There are lots of times I’m convinced he’s wrong. There are at least as many times he’s convinced that I’m wrong. Then there are those moments – those oh-so-precious moments when I’m missing the mark and he’s missing the mark, but together we are exactly right.
This week our 1st grade daughter was asked by her principal to represent her school by leading the pledge at the City Council meeting.
My response: I’m so proud of you! Because you are so kind and loving and respectful, you are showing people what it means to be a good Christian in our community, how to show Jesus’ love to everyone around you, and they are obviously noticing! What a great job!
My husband’s response: I’m so proud of you! Because you are so kind and loving and respectful, you are showing people what it means to be a good citizen in our community, how to make our world better, and they are obviously noticing! What a great job!
My daughter, who claims she wants to be either a teacher or a singer when she grows us, was instantly petrified. She didn’t want to do it – she was too nervous because she doesn’t think she knows the pledge well enough, she doesn’t know these people, and she doesn’t know what it’s going to be like.

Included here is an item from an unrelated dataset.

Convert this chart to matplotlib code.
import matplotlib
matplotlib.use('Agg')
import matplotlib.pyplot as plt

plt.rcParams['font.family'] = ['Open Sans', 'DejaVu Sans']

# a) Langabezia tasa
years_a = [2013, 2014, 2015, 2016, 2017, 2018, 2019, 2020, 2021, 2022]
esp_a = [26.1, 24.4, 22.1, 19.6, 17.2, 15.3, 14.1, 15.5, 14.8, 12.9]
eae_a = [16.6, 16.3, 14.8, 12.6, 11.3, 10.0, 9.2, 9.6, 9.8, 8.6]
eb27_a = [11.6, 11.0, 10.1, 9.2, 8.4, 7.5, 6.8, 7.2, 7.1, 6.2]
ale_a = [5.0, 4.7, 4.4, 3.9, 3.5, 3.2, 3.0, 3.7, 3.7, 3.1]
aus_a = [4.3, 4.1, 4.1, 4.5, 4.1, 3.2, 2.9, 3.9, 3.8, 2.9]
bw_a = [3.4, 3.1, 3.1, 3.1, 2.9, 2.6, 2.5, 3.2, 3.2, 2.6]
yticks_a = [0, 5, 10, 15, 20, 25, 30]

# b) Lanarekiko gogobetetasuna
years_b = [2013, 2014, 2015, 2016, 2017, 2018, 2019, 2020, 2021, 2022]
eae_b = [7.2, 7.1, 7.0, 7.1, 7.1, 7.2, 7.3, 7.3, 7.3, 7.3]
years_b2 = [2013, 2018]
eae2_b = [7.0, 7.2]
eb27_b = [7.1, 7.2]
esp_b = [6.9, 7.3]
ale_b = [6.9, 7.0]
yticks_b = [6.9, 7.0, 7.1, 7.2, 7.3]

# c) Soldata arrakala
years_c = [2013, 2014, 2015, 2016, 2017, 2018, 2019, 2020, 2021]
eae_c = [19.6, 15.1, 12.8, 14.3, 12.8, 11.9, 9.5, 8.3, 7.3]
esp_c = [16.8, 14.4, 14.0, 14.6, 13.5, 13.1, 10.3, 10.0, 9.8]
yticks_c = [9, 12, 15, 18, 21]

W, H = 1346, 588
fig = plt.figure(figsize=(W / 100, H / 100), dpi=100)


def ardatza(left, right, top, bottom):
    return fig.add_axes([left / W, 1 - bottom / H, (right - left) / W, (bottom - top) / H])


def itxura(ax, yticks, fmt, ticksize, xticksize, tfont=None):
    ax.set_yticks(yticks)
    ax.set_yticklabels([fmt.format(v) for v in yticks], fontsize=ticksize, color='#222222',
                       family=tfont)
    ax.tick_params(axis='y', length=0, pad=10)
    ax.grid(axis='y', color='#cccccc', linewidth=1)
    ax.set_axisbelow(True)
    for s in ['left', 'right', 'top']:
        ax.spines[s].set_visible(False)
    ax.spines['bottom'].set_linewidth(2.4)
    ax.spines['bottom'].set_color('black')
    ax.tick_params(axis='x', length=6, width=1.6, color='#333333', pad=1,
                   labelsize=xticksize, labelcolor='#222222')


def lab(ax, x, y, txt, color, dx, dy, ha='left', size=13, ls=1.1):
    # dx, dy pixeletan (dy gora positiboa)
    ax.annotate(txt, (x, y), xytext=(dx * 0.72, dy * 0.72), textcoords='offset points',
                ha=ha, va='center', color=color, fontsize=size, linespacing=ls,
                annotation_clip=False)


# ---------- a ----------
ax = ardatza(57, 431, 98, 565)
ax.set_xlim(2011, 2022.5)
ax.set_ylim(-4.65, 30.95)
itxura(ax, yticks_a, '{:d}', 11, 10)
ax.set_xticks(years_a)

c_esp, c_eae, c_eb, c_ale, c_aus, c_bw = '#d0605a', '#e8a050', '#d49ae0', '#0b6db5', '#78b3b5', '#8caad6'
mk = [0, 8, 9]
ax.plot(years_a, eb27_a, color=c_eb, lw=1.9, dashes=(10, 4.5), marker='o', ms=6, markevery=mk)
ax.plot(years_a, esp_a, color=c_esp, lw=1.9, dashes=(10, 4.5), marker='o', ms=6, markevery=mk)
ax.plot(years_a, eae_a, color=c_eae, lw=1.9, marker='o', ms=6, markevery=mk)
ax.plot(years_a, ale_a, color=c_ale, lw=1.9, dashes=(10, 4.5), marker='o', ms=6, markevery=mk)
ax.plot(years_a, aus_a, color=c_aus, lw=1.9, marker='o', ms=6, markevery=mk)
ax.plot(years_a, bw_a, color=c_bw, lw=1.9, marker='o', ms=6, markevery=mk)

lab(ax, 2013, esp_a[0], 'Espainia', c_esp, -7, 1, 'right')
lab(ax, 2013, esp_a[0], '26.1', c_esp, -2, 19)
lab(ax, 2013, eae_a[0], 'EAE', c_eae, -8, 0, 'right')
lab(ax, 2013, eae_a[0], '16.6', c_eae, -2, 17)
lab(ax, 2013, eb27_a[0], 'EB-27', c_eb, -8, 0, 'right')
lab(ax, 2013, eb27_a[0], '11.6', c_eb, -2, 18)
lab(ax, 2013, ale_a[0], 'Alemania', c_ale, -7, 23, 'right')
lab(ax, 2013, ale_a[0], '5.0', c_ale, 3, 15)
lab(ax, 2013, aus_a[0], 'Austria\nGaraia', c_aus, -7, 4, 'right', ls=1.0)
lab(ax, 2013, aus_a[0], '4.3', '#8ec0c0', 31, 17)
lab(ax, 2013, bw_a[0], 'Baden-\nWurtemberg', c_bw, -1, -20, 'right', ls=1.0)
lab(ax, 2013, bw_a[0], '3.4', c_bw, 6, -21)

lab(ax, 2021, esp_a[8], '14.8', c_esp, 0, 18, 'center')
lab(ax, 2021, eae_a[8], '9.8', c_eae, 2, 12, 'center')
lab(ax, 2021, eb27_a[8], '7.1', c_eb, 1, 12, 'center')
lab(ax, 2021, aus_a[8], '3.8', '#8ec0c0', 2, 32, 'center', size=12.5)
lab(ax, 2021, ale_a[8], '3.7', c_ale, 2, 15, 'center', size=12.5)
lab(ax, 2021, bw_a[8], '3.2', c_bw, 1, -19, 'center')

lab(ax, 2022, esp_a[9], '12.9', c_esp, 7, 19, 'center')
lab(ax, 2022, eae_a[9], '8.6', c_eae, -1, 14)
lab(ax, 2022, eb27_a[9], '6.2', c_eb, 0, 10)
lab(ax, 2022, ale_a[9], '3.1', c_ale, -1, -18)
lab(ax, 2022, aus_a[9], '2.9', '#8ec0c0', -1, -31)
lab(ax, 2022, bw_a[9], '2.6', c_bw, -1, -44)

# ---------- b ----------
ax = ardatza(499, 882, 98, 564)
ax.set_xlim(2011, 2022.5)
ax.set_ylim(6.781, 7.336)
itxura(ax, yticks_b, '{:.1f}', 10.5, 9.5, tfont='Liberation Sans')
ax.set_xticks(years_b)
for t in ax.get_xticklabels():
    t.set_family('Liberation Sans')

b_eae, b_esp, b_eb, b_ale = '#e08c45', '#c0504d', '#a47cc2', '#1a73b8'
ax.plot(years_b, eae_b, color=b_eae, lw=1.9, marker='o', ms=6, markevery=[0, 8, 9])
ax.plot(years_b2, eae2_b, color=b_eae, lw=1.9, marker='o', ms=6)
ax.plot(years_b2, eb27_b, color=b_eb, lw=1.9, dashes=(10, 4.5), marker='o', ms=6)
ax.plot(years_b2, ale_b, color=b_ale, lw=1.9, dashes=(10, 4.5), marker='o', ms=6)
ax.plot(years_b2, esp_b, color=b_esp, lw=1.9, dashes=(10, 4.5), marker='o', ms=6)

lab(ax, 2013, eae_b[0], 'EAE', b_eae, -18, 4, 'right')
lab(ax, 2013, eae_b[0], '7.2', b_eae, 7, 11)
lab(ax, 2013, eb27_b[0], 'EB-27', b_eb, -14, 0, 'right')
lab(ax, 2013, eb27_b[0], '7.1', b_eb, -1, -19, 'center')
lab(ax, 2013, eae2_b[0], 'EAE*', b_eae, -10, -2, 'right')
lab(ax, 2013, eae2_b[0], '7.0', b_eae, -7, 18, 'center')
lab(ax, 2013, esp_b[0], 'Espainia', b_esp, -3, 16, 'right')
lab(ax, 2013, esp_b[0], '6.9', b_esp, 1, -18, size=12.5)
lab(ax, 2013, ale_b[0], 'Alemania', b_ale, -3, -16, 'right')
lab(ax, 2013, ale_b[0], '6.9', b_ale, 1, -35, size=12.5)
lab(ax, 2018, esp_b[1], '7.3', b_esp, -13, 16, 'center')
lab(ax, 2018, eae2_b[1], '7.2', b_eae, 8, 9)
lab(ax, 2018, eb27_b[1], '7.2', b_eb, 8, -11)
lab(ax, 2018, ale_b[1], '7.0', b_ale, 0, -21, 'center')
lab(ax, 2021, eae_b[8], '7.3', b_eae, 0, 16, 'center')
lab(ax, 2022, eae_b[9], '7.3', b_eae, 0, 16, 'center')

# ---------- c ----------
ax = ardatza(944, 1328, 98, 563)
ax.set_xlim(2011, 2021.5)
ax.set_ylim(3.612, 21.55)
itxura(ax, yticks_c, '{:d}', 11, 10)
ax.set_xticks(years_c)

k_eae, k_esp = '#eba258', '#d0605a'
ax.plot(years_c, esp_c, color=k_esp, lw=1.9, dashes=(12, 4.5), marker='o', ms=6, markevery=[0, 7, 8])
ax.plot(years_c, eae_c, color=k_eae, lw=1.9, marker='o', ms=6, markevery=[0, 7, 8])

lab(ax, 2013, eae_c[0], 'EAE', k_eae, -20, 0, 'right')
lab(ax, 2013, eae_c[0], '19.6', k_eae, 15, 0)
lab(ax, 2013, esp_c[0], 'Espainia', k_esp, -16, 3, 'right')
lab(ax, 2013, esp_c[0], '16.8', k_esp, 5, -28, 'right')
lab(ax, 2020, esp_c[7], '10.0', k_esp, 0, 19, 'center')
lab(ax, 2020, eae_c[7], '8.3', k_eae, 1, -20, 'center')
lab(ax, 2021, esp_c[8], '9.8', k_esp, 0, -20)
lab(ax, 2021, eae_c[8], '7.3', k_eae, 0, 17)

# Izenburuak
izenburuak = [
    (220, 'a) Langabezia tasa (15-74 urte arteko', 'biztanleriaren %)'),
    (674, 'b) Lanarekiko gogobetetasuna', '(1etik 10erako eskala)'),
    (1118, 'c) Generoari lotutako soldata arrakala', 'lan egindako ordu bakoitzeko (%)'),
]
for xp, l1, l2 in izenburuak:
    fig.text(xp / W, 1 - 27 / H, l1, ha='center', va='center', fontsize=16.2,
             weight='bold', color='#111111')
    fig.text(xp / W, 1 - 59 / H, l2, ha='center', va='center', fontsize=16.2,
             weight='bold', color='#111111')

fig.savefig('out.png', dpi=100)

I responded by telling her I think we should take a few days to pray about it first. I told her that sometimes doing good things and being a role model isn’t easy. We talked about how Mary said “yes” when God asked her to do something big even though she didn’t know a lot about what it was going to be.
So…she went to her dad and told him all the reasons she didn’t want to do it
My husband responded by telling her she should take a few days to think about it first. He told her that it would be a great chance for her to be an example for other kids in her school and that it would give the city leaders hope to see someone her age doing something so big. They talked about Rosa Parks and how little people can do big things that make them nervous if they do them by thinking about others instead of themselves.
My response wouldn’t have been right on its own – neither was my husband’s. But both of them together? We brought Church, State, and family together and I think all of us got a lesson from the ‘school of deeper humanity’…
2 wrong people + God = the right family.
Family communion can only be preserved and perfected through a great spirit of sacrifice. It requires, in fact, a ready and generous openness of each and all to understanding, to forbearance, to pardon, to reconciliation.
There is no family that does not know how selfishness, discord, tension and conflict violently attack and at times mortally wound its own communion: hence there arise the many and varied forms of division in family life.
But, at the same time, every family is called by the God of peace to have the joyous and renewing experience of “reconciliation,” that is, communion reestablished, unity restored.
(Listen, I know that comparing standing up in front of the 6 people on our city council and reciting the pledge to Rosa Parks or, you know, the Mother of God is a little heavy handed and over the top, but it’s a pretty big deal to her! Plus, I am an English major and hyperbole is a legitimate way to prove a point!)